Marianne trataba de calmarme; en tanto, Natalia había regresado junto a su marido. Era obvio que el objetivo de la cena era comunicarme esta noticia.
—Dios mío, Heinrich, ¿por qué? —insistí.
—No lo entenderías, Gustav. Ésta es la decisión más filosófica que he tomado.
—¡No puedo creerlo!
—Es una locura. Hitler es un demente que sólo quiere la guerra. ¿Es que quieres ir al frente? ¿Quieres que una bala te parta el cráneo? —Me sentía en medio de una pesadilla.
—Ya te lo he dicho —respondió, implacable—. Después de mucho reflexionar sobre el asunto, me he dado cuenta de lo que debo hacer.
No podía dejar de mirar a Natalia; ella, por el contrario, bajaba la vista y se limitaba a sostener el brazo de Heinrich. Era monstruoso.
—No es posible —proseguí yo, desesperado—. No puedes haber cambiado de opinión de la noche a la mañana: tú no. Dime la verdad: lo haces para conservar tus privilegios, ¿no es así?
—Me insultas —no reconocía su voz ni su gesto; era otro hombre, no el amigo con el que había compartido mi juventud—. Soy un hombre íntegro, Gustav. ¿Cuántas veces quieres que te lo repita? He descubierto que tengo que hacerlo. ¿Es que no lo comprendes? Se trata de un acto de honestidad intelectual.
—Pero ¿quién te ha metido esas ideas en la cabeza, Heini? ¿Ha sido ese imbécil de Schmitt? Él es uno de los «viejos luchadores» del Partido, ¿no es cierto? Respóndemelo tú, Natalia, por favor —ella siguió sin mirarme de frente.
—Soy su mujer —me contestó ella, inalterada, como una víctima instruida para disfrutar del martirio—. Si Heinrich ha dicho que es lo mejor, yo le creo.

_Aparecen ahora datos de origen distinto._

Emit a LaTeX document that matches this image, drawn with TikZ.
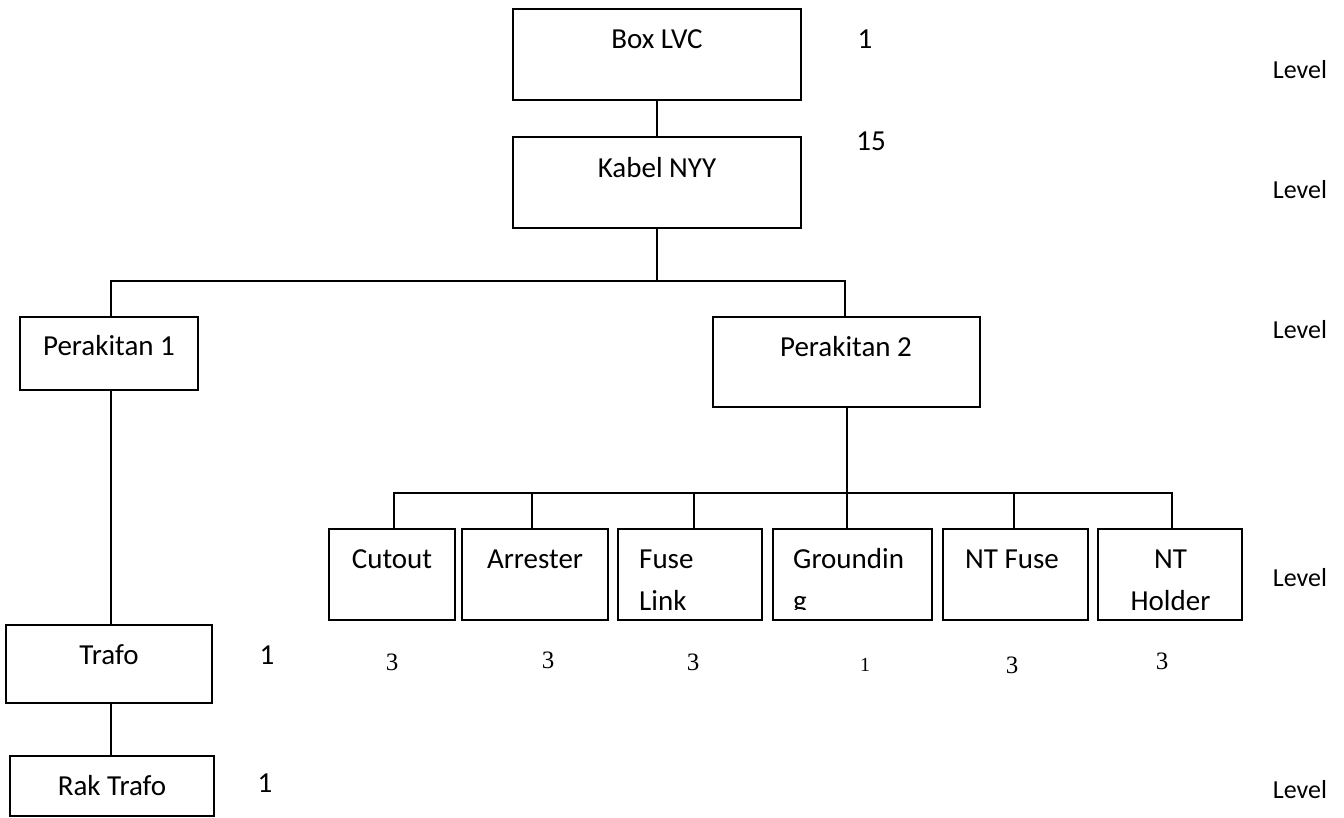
\documentclass[tikz,border=0pt]{standalone}
\usepackage{fontspec}
\setmainfont{Carlito}
\newfontfamily\numfont{Liberation Serif}
\begin{document}
\begin{tikzpicture}[x=1pt,y=-1pt,
  box/.style={draw, line width=1.6pt, rectangle, inner sep=0pt},
  lbl/.style={font=\fontsize{29}{35}\selectfont, anchor=base, inner sep=0pt},
  lblw/.style={lbl, anchor=base west},
  lvl/.style={font=\fontsize{26}{31}\selectfont, anchor=base, inner sep=0pt},
  qty/.style={font=\numfont\fontsize{25}{30}\selectfont, anchor=base, inner sep=0pt},
  conn/.style={line width=1.6pt}]
\useasboundingbox (0,0) rectangle (1344,817);

% boxes
\node[box, minimum width=288pt, minimum height=91pt] (lvc) at (657,54.5) {};
\node[box, minimum width=288pt, minimum height=91pt] (kab) at (657,182.5) {};
\node[box, minimum width=178pt, minimum height=73pt] (p1) at (109,353.5) {};
\node[box, minimum width=267pt, minimum height=90pt] (p2) at (846.5,362) {};
\node[box, minimum width=126pt, minimum height=91pt] (cut) at (392,574.5) {};
\node[box, minimum width=146pt, minimum height=91pt] (arr) at (535,574.5) {};
\node[box, minimum width=144pt, minimum height=91pt] (fus) at (690,574.5) {};
\node[box, minimum width=159pt, minimum height=91pt] (gro) at (852.5,574.5) {};
\node[box, minimum width=145pt, minimum height=91pt] (ntf) at (1015.5,574.5) {};
\node[box, minimum width=144pt, minimum height=91pt] (nth) at (1170,574.5) {};
\node[box, minimum width=206pt, minimum height=78pt] (tra) at (109,664) {};
\node[box, minimum width=204pt, minimum height=60pt] (rak) at (112,786) {};

% box texts
\node[lbl] (tlvc) at (657,48) {Box LVC};
\node[lbl] (tkab) at (657,177) {Kabel NYY};
\node[lbl] (tp1) at (109,355) {Perakitan 1};
\node[lbl] (tp2) at (846,356) {Perakitan 2};
\node[lbl] (tcut) at (392,568) {Cutout};
\node[lbl] (tarr) at (535,568) {Arrester};
\node[lblw] (tfus1) at (639,568) {Fuse};
\node[lblw] (tfus2) at (639,610) {Link};
\node[lblw] (tgro1) at (793,568) {Groundin};
\begin{scope}
  \clip (780,590) rectangle (830,609);
  \node[lblw] (tgro2) at (793,610) {g};
\end{scope}
\node[lbl] (tntf) at (1012,568) {NT Fuse};
\node[lbl] (tnth1) at (1170.5,568) {NT};
\node[lbl] (tnth2) at (1170.5,610) {Holder};
\node[lbl] (ttra) at (109,664) {Trafo};
\node[lbl] (trak) at (112,795) {Rak Trafo};

% quantities
\node[lbl] (q1) at (865,48) {1};
\node[lbl] (q2) at (871,150) {15};
\node[lbl] (q3) at (267,664) {1};
\node[lbl] (q4) at (265,792) {1};
\node[qty] (qc) at (392,670) {3};
\node[qty] (qa) at (548,668) {3};
\node[qty] (qf) at (693,670) {3};
\node[qty, font=\numfont\fontsize{20}{24}\selectfont] (qg) at (865,671) {1};
\node[qty] (qn) at (1012,673) {3};
\node[qty] (qh) at (1162,669) {3};

% levels
\node[lvl] (l1) at (1300,78) {Level};
\node[lvl] (l2) at (1300,198) {Level};
\node[lvl] (l3) at (1300,338) {Level};
\node[lvl] (l4) at (1300,586) {Level};
\node[lvl] (l5) at (1300,798) {Level};

% connectors
\coordinate (bus1) at (0,281);
\coordinate (bus2) at (0,493);
\draw[conn] (lvc.south) -- (kab.north);
\draw[conn] (kab.south) -- (kab.south |- bus1);
\draw[conn] ([xshift=2pt]p1.north) |- ([xshift=-1.5pt]p2.north |- bus1) -- ([xshift=-1.5pt]p2.north);
\draw[conn] ([xshift=0.5pt]p2.south) -- ([xshift=0.5pt]p2.south |- bus2);
\draw[conn] ([xshift=2pt]cut.north) |- ([xshift=2pt]nth.north |- bus2) -- ([xshift=2pt]nth.north);
\draw[conn] ([xshift=-3pt]arr.north) -- ([xshift=-3pt]arr.north |- bus2);
\draw[conn] ([xshift=4pt]fus.north) -- ([xshift=4pt]fus.north |- bus2);
\draw[conn] ([xshift=-5.5pt]gro.north) -- ([xshift=-5.5pt]gro.north |- bus2);
\draw[conn] ([xshift=-1.5pt]ntf.north) -- ([xshift=-1.5pt]ntf.north |- bus2);
\draw[conn] ([xshift=2pt]p1.south) -- ([xshift=2pt]tra.north);
\draw[conn] ([xshift=2pt]tra.south) -- ([xshift=-1pt]rak.north);
\end{tikzpicture}
\end{document}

Tenía ganas de golpearlo. Sentía como si un demonio lo hubiese poseído de pronto. Nunca habíamos hablado del tema, pero siempre me pareció tan lógico suponer que él pensaba como yo… ¿Cómo podía traicionarme, cómo podía traicionarnos así? Éramos hermanos, más que hermanos… No podía ser cierto.

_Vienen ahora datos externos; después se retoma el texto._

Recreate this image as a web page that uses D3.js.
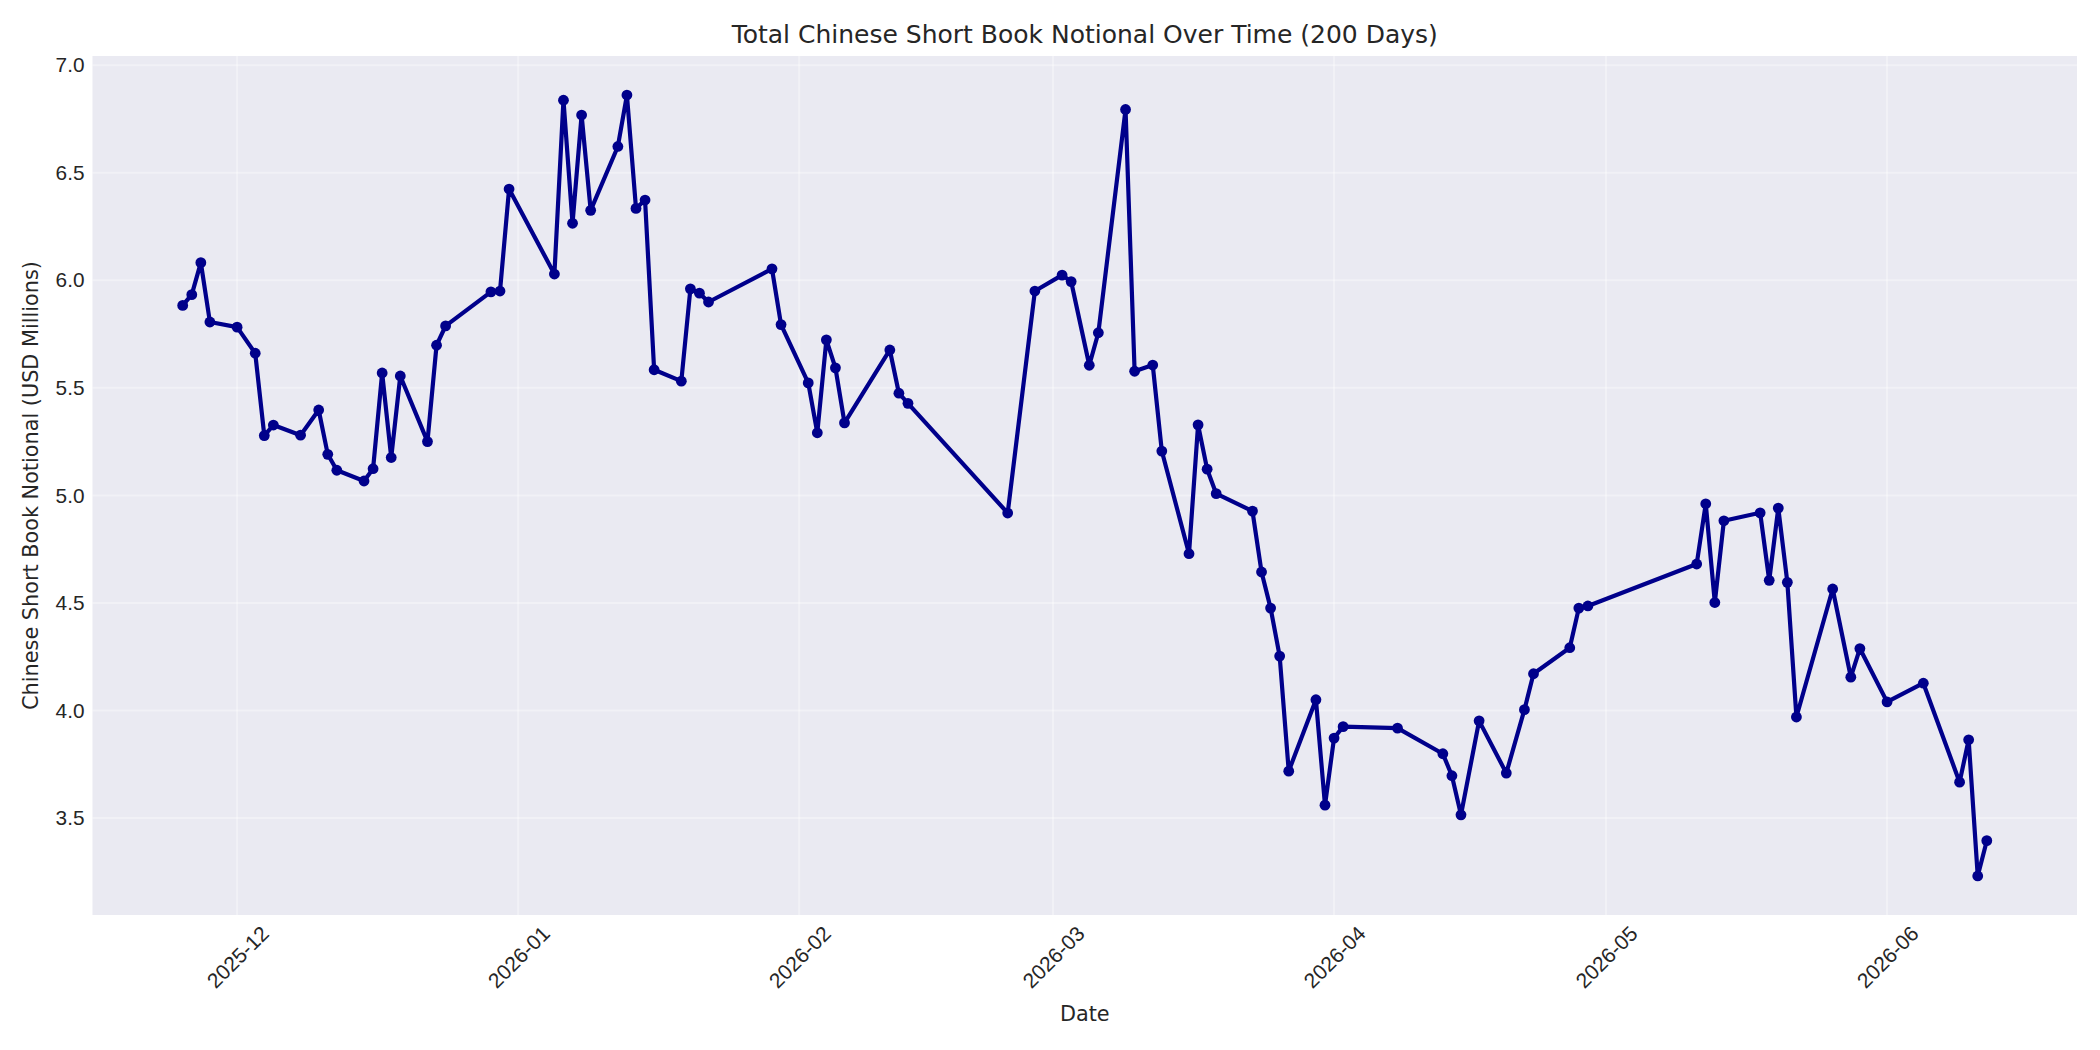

—Será mejor que nos vayamos —se disculpó Marianne—. Quizás en otro momento, cuando ambos se calmen, puedan hablar con calma.
—¡Ya no tenemos nada de qué hablar! —grité. Marianne y yo tomamos apresuradamente nuestras cosas y nos dispusimos a salir. La rabia casi me provocaba convulsiones.

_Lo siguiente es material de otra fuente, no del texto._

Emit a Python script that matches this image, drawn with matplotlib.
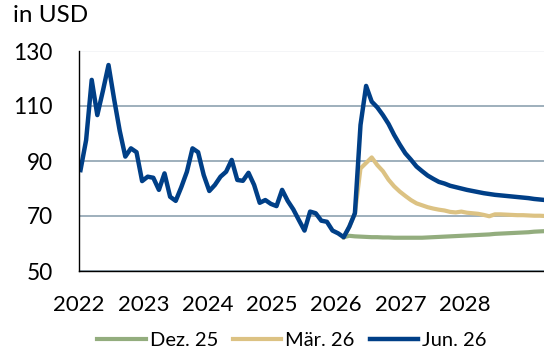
import numpy as np
import matplotlib.pyplot as plt

plt.rcParams['font.family'] = ['Lato', 'DejaVu Sans']

# Monatswerte ab Jan 2022 (Index 0) bis Dez 2025 (Index 47)
history = [86.7, 97.6, 119.5, 106.7, 115.5, 124.9, 112.5, 101.0, 91.6, 94.6, 93.2, 82.7,
           84.3, 83.9, 79.5, 85.5, 77.0, 75.5, 80.5, 86.1, 94.6, 93.2, 84.9, 79.1,
           81.3, 84.3, 86.1, 90.4, 83.1, 82.8, 85.7, 81.3, 74.8, 75.8, 74.4, 73.6,
           79.5, 75.5, 72.4, 68.5, 64.7, 71.6, 71.0, 68.3, 67.9, 64.7, 63.7, 62.3]

# Szenarien ab Dez 2025 (Index 47) bis Dez 2028 (Index 83)
dez25 = [62.3, 62.8, 62.6, 62.5, 62.4, 62.3, 62.3, 62.2, 62.2, 62.1, 62.1, 62.1, 62.1,
         62.1, 62.1, 62.2, 62.3, 62.4, 62.5, 62.6, 62.7, 62.8, 62.9, 63.0, 63.1, 63.2,
         63.3, 63.5, 63.6, 63.7, 63.8, 63.9, 64.0, 64.1, 64.3, 64.4, 64.5]
maer26 = [62.3, 66.1, 71.0, 87.3, 89.3, 91.3, 88.5, 86.3, 83.2, 80.8, 78.9, 77.3, 75.8,
          74.6, 73.9, 73.2, 72.7, 72.3, 72.0, 71.5, 71.3, 71.6, 71.2, 71.0, 70.8, 70.4,
          69.9, 70.6, 70.6, 70.5, 70.4, 70.3, 70.3, 70.2, 70.1, 70.1, 70.0]
jun26 = [62.3, 66.1, 71.0, 103.1, 117.3, 111.6, 109.5, 106.7, 103.5, 99.5, 96.0, 92.8,
         90.5, 88.0, 86.3, 84.7, 83.5, 82.4, 81.8, 81.0, 80.5, 80.0, 79.5, 79.1, 78.7,
         78.3, 78.0, 77.7, 77.5, 77.3, 77.1, 76.9, 76.7, 76.5, 76.2, 76.0, 75.8]

years = ['2022', '2023', '2024', '2025', '2026', '2027', '2028']
y_ticks = [50, 70, 90, 110, 130]

c_green = '#93ad7e'
c_sand = '#dcc283'
c_blue = '#003f87'

x_hist = np.arange(len(history))
x_fc = np.arange(len(history) - 1, len(history) - 1 + len(jun26))

fig = plt.figure(figsize=(5.44, 3.52), dpi=100)
ax = fig.add_axes([79 / 544, 81 / 352, 466.3 / 544, 220 / 352])

ax.plot(x_fc, dez25, color=c_green, lw=3.0, solid_joinstyle='round', label='Dez. 25')
ax.plot(x_fc, maer26, color=c_sand, lw=3.0, solid_joinstyle='round', label='Mär. 26')
ax.plot(np.concatenate([x_hist, x_fc[1:]]), history + jun26[1:], color=c_blue, lw=3.2,
        solid_joinstyle='round', label='Jun. 26')

ax.set_xlim(-0.27, 83)
ax.set_ylim(50, 130)
ax.set_yticks(y_ticks)
ax.set_xticks(np.linspace(-0.25, 68.6, len(years)))
ax.set_xticklabels(years)
ax.tick_params(axis='y', length=0, pad=19, labelsize=16.3)
ax.tick_params(axis='x', length=0, pad=17, labelsize=16)

ax.yaxis.grid(True, color='#8ea2b0', lw=1.2)
ax.get_ygridlines()[-1].set_color('#f2f4f6')
ax.set_axisbelow(True)
for s in ['top', 'right']:
    ax.spines[s].set_visible(False)
ax.spines['left'].set_color('black')
ax.spines['bottom'].set_color('black')
ax.spines['left'].set_linewidth(1.0)
ax.spines['bottom'].set_linewidth(1.0)

fig.text(13 / 544, 1 - 16 / 352, 'in USD', fontsize=17.5, va='center', ha='left')

fig.legend(loc='center', bbox_to_anchor=(292 / 544, 1 - 340 / 352), ncol=3, frameon=False,
           fontsize=14.5, handlelength=2.4, handletextpad=0.2, columnspacing=0.75)

fig.savefig('out.png', dpi=100)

—Gustav, por el amor de Dios —me imploró Natalia todavía.
—Que Dios los perdone —terminé.
«Klingsor», volvió a leer el teniente Francis P. Bacon sin lograr que esta palabra le revelase su misterio. Para ser sincero consigo mismo, nada significaba para él: no tenía la menor idea de lo que tenía que hallar y tampoco sabía cómo buscarlo. A pesar de la determinación con la cual había accedido a hacerse cargo de la empresa, y de la experiencia que había adquirido durante su trabajo previo, no sabía por dónde comenzar. En teoría, él era el experto en cuestiones científicas del ejército norteamericano, de modo que no tenía a quién recurrir para que lo guiara en medio de aquel laberinto. Más que a un problema científico, se enfrentaba a un enigma expresamente dirigido contra él. ¿Cuántos archivos tendría que recorrer? ¿A cuántas personas tendría que localizar e interrogar? Y todo para que quizás no mereciese la pena el esfuerzo: lo más probable es que se tratase de una cuestión menor, acaso uno de los incontables proyectos emprendidos por la telaraña burocrática nazi que nunca se había llevado a término.